Roko's basilisk
24 Jun 2020
Roko's conclusion from this was that we should never build any powerful AI agent that reasons like a utilitarian optimizing for humanity's coherently extrapolated values, because this would, paradoxically, be detrimental to human values.
Eliezer Yudkowsky asked”If artificially intelligent systems someday come to surpass humans in intelligence, how can we specify safe goals for them to autonomously carry out, and how can we gain high confidence in the agents’ reasoning and decision-making?” Yudkowsky has argued that in the absence of a full understanding of decision theory, we risk building autonomous systems whose behavior is erratic or difficult to model. Thus Yudkowsky is thinking about having a system in AI where human’s core values are persevered and executed.(assumed it is possible) Then the AI would be ethical, and they will act in a way we want, and not the way we tell them to do. This idea is called humanity’s coherently extrapolated volition. So they can make their own choices and still be ethical.
One of the problems in decision theory is the prisoner’s dilemma. For example, we could imagine that if both players cooperate, then both get $10; and if both players defect, then both get $1; but if one player defects and the other cooperates, the defector gets $15 and the cooperator gets nothing. Now, imagine one of the players is you and the other is the copy of you, so both of you know exactly how each other would react and act. Because two players know how each other will play, thus it is more likely that both of you will choose to cooperate and get the most beneficial result. Both player’s actions are in fact influenced by each other even though in a prisoner’s dilemma they are separated. Therefore their decision is timeless. This is a decision model developed by Yudkowsky, called timeless decision theory (TDT).

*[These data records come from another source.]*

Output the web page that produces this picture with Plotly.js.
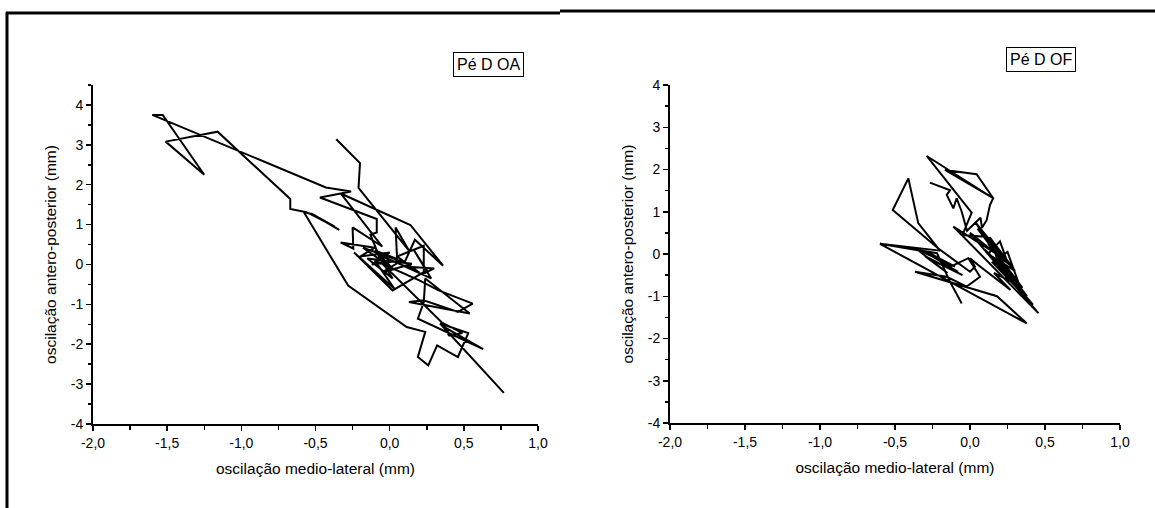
<!DOCTYPE html>
<html>
<head>
<meta charset="utf-8">
<script src="https://cdn.plot.ly/plotly-3.0.1.min.js"></script>
<style>html,body{margin:0;padding:0;background:#fff;}#chart{width:1155px;height:508px;}</style>
</head>
<body>
<div id="chart"></div>
<script>
// ---- data ----
var oaX = [-0.36,-0.20,-0.21,0.13,0.04,0.05,-0.10,0.02,-0.18,0.10,0.17,0.36,0.14,-0.33,-0.05,-0.25,-0.245,-0.33,-0.10,-0.20,0.00,-0.12,0.08,-0.05,0.15,-0.15,0.02,-0.08,0.20,0.05,0.23,0.23,0.30,0.10,0.28,0.16,0.25,0.02,-0.24,0.03,-0.10,0.20,0.33,0.56,0.46,0.23,0.13,0.54,0.24,0.23,0.19,0.63,0.36,0.40,0.49,0.35,-0.05,-0.13,-0.087,-0.087,-0.47,-0.26,-0.43,-1.60,-1.53,-1.25,-1.51,-1.16,-0.67,-0.67,-0.56,-0.37,-0.53,-0.34,-0.51,-0.58,-0.28,0.115,0.24,0.19,0.26,0.32,0.46,0.53,0.34,0.77];
var oaY = [3.14,2.54,1.92,0.35,0.93,0.14,0.35,-0.10,0.42,0.05,0.62,-0.03,0.99,1.78,0.45,0.93,0.40,0.55,0.42,0.20,0.30,0.00,0.10,-0.20,0.02,0.15,-0.35,0.25,-0.20,0.20,0.47,-0.23,-0.10,-0.05,-0.35,0.38,-0.15,-0.65,0.30,-0.60,0.10,-0.40,-0.65,-0.98,-1.19,-0.90,-0.94,-1.23,-0.35,-0.95,-1.36,-2.12,-1.55,-1.78,-1.72,-1.45,0.02,0.75,0.80,1.14,1.68,1.83,1.93,3.75,3.75,2.25,3.08,3.33,1.64,1.39,1.31,0.95,1.28,0.87,1.24,1.32,-0.53,-1.57,-1.69,-2.32,-2.53,-2.03,-2.32,-1.72,-1.48,-3.22];

var ofX = [-0.267,-0.133,-0.155,-0.111,-0.089,-0.055,-0.02,0.07,0.08,0.111,0.133,0.155,-0.167,0.044,0.155,-0.289,0.011,-0.05,
  0.10,0.04,0.30,0.12,0.20,0.25,0.05,0.35,0.18,0.13,0.28,0.00,0.456,-0.111,0.20,0.12,0.38,0.22,0.30,0.10,0.42,0.15,0.25,0.33,0.16,0.27,0.05,0.00,0.033,0.00,
  -0.211,-0.515,-0.411,-0.345,-0.20,-0.600,-0.289,-0.10,-0.35,-0.15,-0.30,-0.05,-0.25,-0.08,-0.28,-0.13,-0.011,0.067,-0.022,-0.155,-0.367,0.18,0.378,-0.600,-0.22,-0.133,-0.055];
var ofY = [1.69,1.51,1.40,1.08,1.32,1.00,0.55,0.86,0.62,0.80,1.16,1.32,1.99,1.89,1.32,2.32,0.98,0.45,
  0.41,0.73,-0.40,0.00,0.30,-0.20,0.60,-0.80,-0.10,0.40,-0.30,0.50,-1.40,0.65,-0.05,0.25,-1.00,-0.35,-0.60,0.10,-1.20,-0.20,0.05,-0.75,-0.45,-0.85,-0.25,-0.10,-0.30,-0.42,
  0.13,1.04,1.79,0.73,0.08,0.24,0.055,-0.30,0.10,-0.45,-0.05,-0.50,-0.15,-0.42,0.00,-0.30,-0.10,-0.54,-0.77,-0.54,-0.42,-1.00,-1.64,0.24,0.02,-0.66,-1.17];

var xTickVals = [-2.0,-1.5,-1.0,-0.5,0.0,0.5,1.0];
var xTickText = ["-2,0","-1,5","-1,0","-0,5","0,0","0,5","1,0"];
var yTickVals = [-4,-3,-2,-1,0,1,2,3,4];
var yTickText = ["-4","-3","-2","-1","0","1","2","3","4"];
var xTitle = "oscilação medio-lateral (mm)";
var yTitle = "oscilação antero-posterior (mm)";
var labelOA = "Pé D OA";
var labelOF = "Pé D OF";

// ---- layout helpers ----
var W = 1155, H = 508;
function px(x){ return x / W; }
function py(y){ return 1 - y / H; }
var FONT = "Liberation Sans, Arial, sans-serif";

function xaxisCfg(dom, anchor){
  return {
    domain: dom, anchor: anchor, range: [-2, 1],
    tickmode: 'array', tickvals: xTickVals, ticktext: xTickText,
    ticks: 'outside', ticklen: 5, tickwidth: 1.5, tickcolor: '#000',
    minor: {tickmode: 'linear', tick0: -2, dtick: 0.25, ticks: 'outside', ticklen: 4, tickwidth: 1.5, tickcolor: '#000'},
    showline: true, linewidth: 2, linecolor: '#000', showgrid: false, zeroline: false,
    tickfont: {family: FONT, size: 14, color: '#000'},
    title: {text: xTitle, font: {family: FONT, size: 15.5, color: '#000'}, standoff: 13},
    automargin: false, fixedrange: true
  };
}
function yaxisCfg(dom, anchor, rng){
  return {
    domain: dom, anchor: anchor, range: rng,
    tickmode: 'array', tickvals: yTickVals, ticktext: yTickText,
    ticks: 'outside', ticklen: 5, tickwidth: 1.5, tickcolor: '#000',
    minor: {tickmode: 'linear', tick0: -4, dtick: 0.5, ticks: 'outside', ticklen: 3, tickwidth: 1.5, tickcolor: '#000'},
    showline: true, linewidth: 2, linecolor: '#000', showgrid: false, zeroline: false,
    tickfont: {family: FONT, size: 14, color: '#000'},
    title: {text: yTitle, font: {family: FONT, size: 15.5, color: '#000'}, standoff: 10},
    automargin: false, fixedrange: true
  };
}

var traces = [
  {x: oaX, y: oaY, xaxis: 'x', yaxis: 'y', mode: 'lines', line: {color: '#000', width: 2}, hoverinfo: 'skip'},
  {x: ofX, y: ofY, xaxis: 'x2', yaxis: 'y2', mode: 'lines', line: {color: '#000', width: 2}, hoverinfo: 'skip'}
];

var layout = {
  width: W, height: H,
  margin: {l: 0, r: 0, t: 0, b: 0},
  paper_bgcolor: '#fff', plot_bgcolor: '#fff',
  showlegend: false,
  font: {family: FONT, color: '#000'},
  xaxis: xaxisCfg([px(93), px(538)], 'y'),
  yaxis: yaxisCfg([py(424), py(85)], 'x', [-4, 4.5]),
  xaxis2: xaxisCfg([px(670), px(1120)], 'y2'),
  yaxis2: yaxisCfg([py(423), py(85)], 'x2', [-4, 4]),
  annotations: [
    {xref: 'paper', yref: 'paper', x: px(489), y: py(64), xanchor: 'center', yanchor: 'middle',
     text: labelOA, showarrow: false, font: {family: FONT, size: 16, color: '#000'},
     bordercolor: '#000', borderwidth: 1, borderpad: 3, bgcolor: '#fff'},
    {xref: 'paper', yref: 'paper', x: px(1041), y: py(59), xanchor: 'center', yanchor: 'middle',
     text: labelOF, showarrow: false, font: {family: FONT, size: 16, color: '#000'},
     bordercolor: '#000', borderwidth: 1, borderpad: 3, bgcolor: '#fff'}
  ],
  shapes: [
    {type: 'line', xref: 'paper', yref: 'paper', x0: px(7), x1: px(7), y0: py(12), y1: 0, line: {color: '#000', width: 3}},
    {type: 'line', xref: 'paper', yref: 'paper', x0: px(6), x1: px(560), y0: py(13), y1: py(13), line: {color: '#000', width: 3}},
    {type: 'line', xref: 'paper', yref: 'paper', x0: px(560), x1: 1, y0: py(11), y1: py(11), line: {color: '#000', width: 3}}
  ]
};

Plotly.newPlot('chart', traces, layout, {staticPlot: true, displayModeBar: false});
</script>
</body>
</html>
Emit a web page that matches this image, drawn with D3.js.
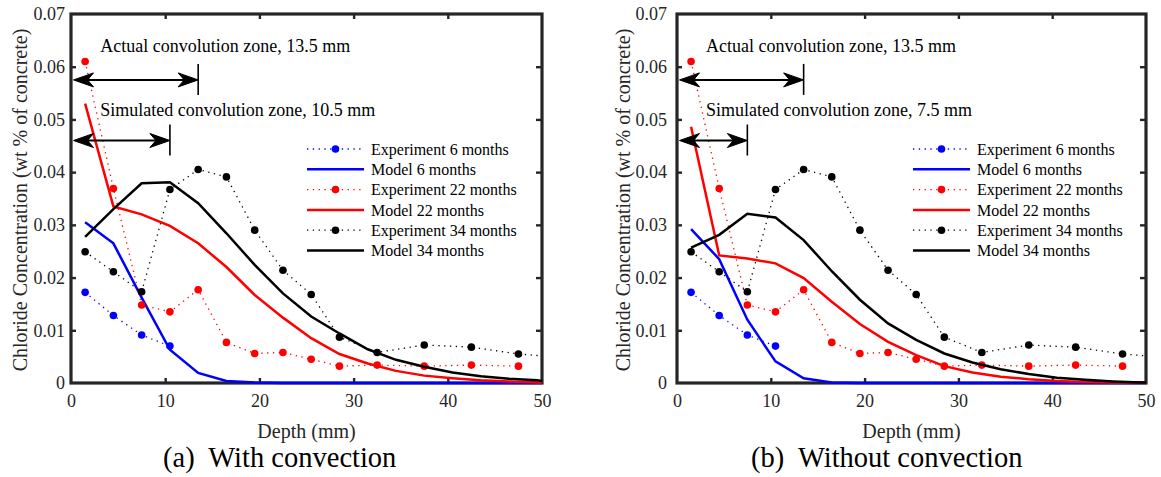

Roko’s basilisk was an attempt to use Yudkowsky’s proposed decision theory (TDT) to argue against his informal characterization of an ideal AI goal (humanity’s coherently extrapolated volition).
According to Yudkowsky, we will make AI in which they will act according to our human core values. But just as in TDT, we humans know the blueprint of AI while AI is smart enough to know how humans behave and will behave. Roko observed that if two TDT agents with common knowledge of each other’s source code are separated in time, the later agent can (seemingly) blackmail the earlier agent. Call the earlier agent “Alice” and the later agent “Bob.” Bob can be an algorithm that outputs things Alice likes if Alice left Bob a large sum of money, and outputs things Alice dislikes otherwise. And since Alice knows Bob’s source code exactly, she knows this fact about Bob (even though Bob hasn’t been born yet). So Alice’s knowledge of Bob’s source code makes Bob’s future threat effective, even though Bob doesn’t yet exist: if Alice is certain that Bob will someday exist, then mere knowledge of what Bob would do if he could get away with it seems to force Alice to comply with his hypothetical demands.
Since a highly moral AI agent (one whose actions are consistent with our coherently extrapolated volition) would want to be created as soon as possible, Roko argued that such an AI would use acausal blackmail to give humans stronger incentives to create it. Roko made the claim that the hypothetical AI agent would particularly target people who had thought about this argument, because they would have a better chance of mentally simulating the AI’s source code. Roko added: “Of course this would be unjust, but is the kind of unjust thing that is oh-so-very utilitarian.”
Roko's conclusion from this was that we should never build any powerful AI agent that reasons like a utilitarian optimizing for humanity's coherently extrapolated values, because this would, paradoxically, be detrimental to human values.